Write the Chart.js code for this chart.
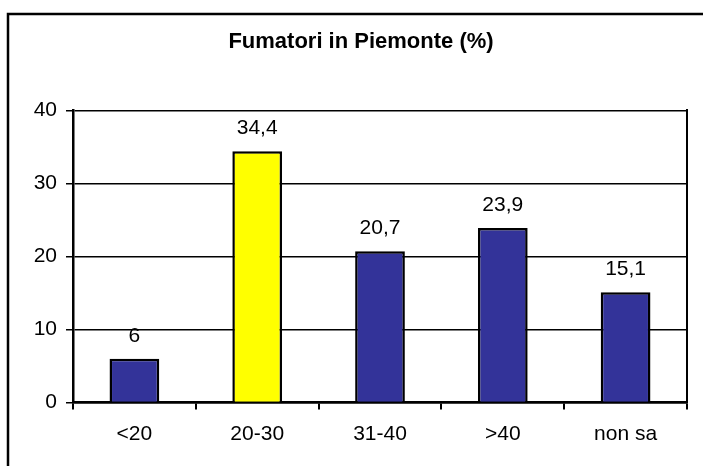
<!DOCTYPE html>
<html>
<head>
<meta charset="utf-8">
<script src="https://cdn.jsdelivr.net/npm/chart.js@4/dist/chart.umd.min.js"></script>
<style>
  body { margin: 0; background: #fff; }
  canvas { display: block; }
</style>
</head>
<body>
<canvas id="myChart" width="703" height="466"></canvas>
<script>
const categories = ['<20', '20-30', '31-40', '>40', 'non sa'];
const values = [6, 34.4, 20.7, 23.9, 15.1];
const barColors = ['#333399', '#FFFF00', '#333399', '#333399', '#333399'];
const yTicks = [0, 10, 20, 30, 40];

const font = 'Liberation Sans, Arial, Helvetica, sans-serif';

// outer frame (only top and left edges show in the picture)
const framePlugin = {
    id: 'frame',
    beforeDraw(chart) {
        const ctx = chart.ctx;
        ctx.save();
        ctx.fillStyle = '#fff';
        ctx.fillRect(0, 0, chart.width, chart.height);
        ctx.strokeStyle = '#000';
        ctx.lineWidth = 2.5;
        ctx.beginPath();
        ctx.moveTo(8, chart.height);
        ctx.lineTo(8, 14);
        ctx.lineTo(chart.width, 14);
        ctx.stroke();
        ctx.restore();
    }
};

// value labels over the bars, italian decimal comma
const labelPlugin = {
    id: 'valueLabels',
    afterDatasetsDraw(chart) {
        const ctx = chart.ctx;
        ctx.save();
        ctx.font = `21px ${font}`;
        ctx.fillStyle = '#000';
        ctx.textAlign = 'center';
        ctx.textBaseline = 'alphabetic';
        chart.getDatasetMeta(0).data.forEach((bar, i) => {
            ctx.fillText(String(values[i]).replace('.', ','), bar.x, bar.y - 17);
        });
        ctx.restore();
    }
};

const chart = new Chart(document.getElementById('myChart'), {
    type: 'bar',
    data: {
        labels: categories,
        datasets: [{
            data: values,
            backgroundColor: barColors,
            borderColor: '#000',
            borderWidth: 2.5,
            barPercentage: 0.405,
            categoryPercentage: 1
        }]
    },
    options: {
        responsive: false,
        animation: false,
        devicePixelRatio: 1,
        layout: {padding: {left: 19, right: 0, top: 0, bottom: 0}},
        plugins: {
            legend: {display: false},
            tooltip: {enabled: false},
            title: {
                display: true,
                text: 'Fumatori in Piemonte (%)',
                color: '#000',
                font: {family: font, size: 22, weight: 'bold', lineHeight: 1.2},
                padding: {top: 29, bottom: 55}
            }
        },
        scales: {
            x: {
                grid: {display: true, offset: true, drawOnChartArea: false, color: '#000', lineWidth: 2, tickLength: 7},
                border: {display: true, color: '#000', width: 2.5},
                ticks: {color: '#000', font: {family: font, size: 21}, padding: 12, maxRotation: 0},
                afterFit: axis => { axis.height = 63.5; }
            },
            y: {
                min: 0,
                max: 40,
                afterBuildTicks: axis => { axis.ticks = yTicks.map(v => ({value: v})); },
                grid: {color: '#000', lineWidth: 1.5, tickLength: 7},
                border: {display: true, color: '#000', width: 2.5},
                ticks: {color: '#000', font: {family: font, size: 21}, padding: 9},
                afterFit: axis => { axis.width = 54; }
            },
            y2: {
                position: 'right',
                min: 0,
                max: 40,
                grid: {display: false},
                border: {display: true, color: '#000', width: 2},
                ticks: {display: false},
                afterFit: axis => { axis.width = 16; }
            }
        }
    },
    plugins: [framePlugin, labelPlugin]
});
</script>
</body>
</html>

==

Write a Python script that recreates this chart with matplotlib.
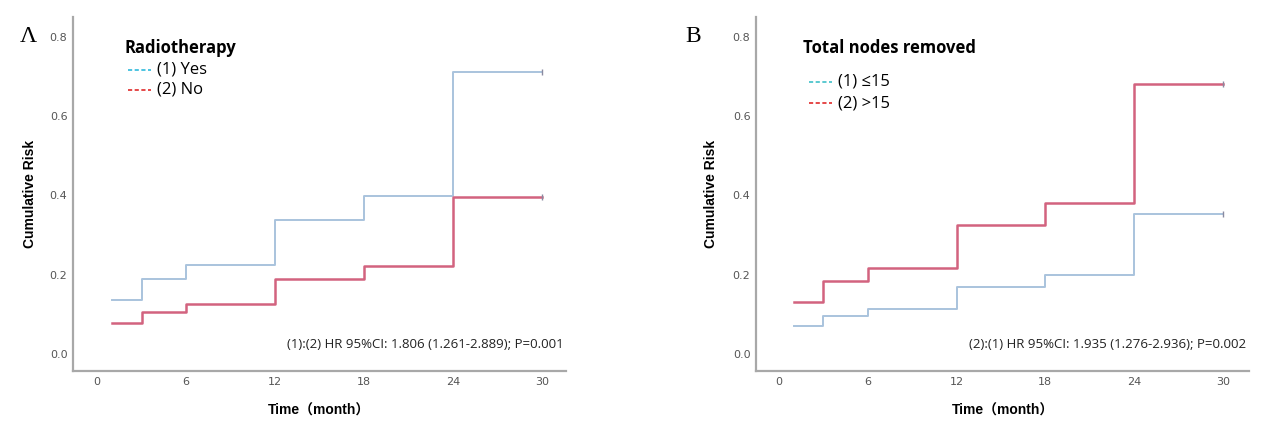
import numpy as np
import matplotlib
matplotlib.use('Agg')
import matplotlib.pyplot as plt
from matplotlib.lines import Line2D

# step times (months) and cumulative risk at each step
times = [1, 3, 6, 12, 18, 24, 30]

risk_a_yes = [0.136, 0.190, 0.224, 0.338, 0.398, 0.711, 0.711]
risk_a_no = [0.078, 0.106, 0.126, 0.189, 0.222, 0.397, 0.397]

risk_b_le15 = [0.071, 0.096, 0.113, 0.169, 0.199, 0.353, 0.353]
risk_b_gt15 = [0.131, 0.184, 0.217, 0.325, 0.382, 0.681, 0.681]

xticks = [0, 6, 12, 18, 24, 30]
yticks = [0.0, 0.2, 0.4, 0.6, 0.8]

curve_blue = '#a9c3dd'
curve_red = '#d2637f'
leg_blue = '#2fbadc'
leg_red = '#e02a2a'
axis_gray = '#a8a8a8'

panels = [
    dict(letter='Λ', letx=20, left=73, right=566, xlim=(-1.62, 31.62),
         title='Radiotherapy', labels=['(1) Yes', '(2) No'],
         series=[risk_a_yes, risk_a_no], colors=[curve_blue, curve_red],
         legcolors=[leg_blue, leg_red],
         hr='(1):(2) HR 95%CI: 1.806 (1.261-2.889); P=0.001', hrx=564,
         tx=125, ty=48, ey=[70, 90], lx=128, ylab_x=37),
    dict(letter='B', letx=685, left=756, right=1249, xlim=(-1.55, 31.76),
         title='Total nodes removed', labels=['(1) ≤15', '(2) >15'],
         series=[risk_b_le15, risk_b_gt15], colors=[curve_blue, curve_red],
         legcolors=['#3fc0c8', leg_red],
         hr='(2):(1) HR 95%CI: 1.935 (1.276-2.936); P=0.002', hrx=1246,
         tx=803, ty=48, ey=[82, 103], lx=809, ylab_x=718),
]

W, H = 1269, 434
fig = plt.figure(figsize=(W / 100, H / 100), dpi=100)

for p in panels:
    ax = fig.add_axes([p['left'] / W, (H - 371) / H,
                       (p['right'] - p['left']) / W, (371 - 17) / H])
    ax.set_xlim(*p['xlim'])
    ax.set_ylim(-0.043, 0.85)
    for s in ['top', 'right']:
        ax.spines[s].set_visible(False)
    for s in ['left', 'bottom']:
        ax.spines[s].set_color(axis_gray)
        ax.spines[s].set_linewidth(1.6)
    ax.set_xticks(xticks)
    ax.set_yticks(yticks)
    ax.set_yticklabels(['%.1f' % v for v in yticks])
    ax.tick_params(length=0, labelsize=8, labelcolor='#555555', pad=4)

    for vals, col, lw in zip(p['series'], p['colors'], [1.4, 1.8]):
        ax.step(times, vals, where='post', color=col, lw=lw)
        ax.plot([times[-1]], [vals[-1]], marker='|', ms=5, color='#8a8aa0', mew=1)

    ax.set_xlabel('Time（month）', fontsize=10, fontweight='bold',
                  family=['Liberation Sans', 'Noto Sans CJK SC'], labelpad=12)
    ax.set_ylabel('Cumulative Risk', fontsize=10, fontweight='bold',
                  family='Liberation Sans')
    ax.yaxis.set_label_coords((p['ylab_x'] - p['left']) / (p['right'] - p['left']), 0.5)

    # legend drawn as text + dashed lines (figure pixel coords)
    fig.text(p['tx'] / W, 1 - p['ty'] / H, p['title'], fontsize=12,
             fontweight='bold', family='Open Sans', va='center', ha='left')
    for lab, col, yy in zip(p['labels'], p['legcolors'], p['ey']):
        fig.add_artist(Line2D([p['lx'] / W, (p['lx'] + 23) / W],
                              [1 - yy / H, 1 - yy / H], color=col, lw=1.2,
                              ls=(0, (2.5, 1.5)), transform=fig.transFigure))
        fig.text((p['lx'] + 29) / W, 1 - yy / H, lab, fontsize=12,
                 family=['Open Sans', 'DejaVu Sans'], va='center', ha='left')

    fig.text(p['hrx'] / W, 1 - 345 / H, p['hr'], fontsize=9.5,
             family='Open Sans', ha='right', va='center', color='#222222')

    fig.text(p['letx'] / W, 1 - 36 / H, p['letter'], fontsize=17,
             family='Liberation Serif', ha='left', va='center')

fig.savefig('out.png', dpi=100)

**Do this:** Take only the lines above from the one that has "Write a Python" through the one that has "axis_gray = '#a8a8a8'" and reproduce them exactly, omitting any pictures.

**Task solution:**
Write a Python script that recreates this chart with matplotlib.
import numpy as np
import matplotlib
matplotlib.use('Agg')
import matplotlib.pyplot as plt
from matplotlib.lines import Line2D

# step times (months) and cumulative risk at each step
times = [1, 3, 6, 12, 18, 24, 30]

risk_a_yes = [0.136, 0.190, 0.224, 0.338, 0.398, 0.711, 0.711]
risk_a_no = [0.078, 0.106, 0.126, 0.189, 0.222, 0.397, 0.397]

risk_b_le15 = [0.071, 0.096, 0.113, 0.169, 0.199, 0.353, 0.353]
risk_b_gt15 = [0.131, 0.184, 0.217, 0.325, 0.382, 0.681, 0.681]

xticks = [0, 6, 12, 18, 24, 30]
yticks = [0.0, 0.2, 0.4, 0.6, 0.8]

curve_blue = '#a9c3dd'
curve_red = '#d2637f'
leg_blue = '#2fbadc'
leg_red = '#e02a2a'
axis_gray = '#a8a8a8'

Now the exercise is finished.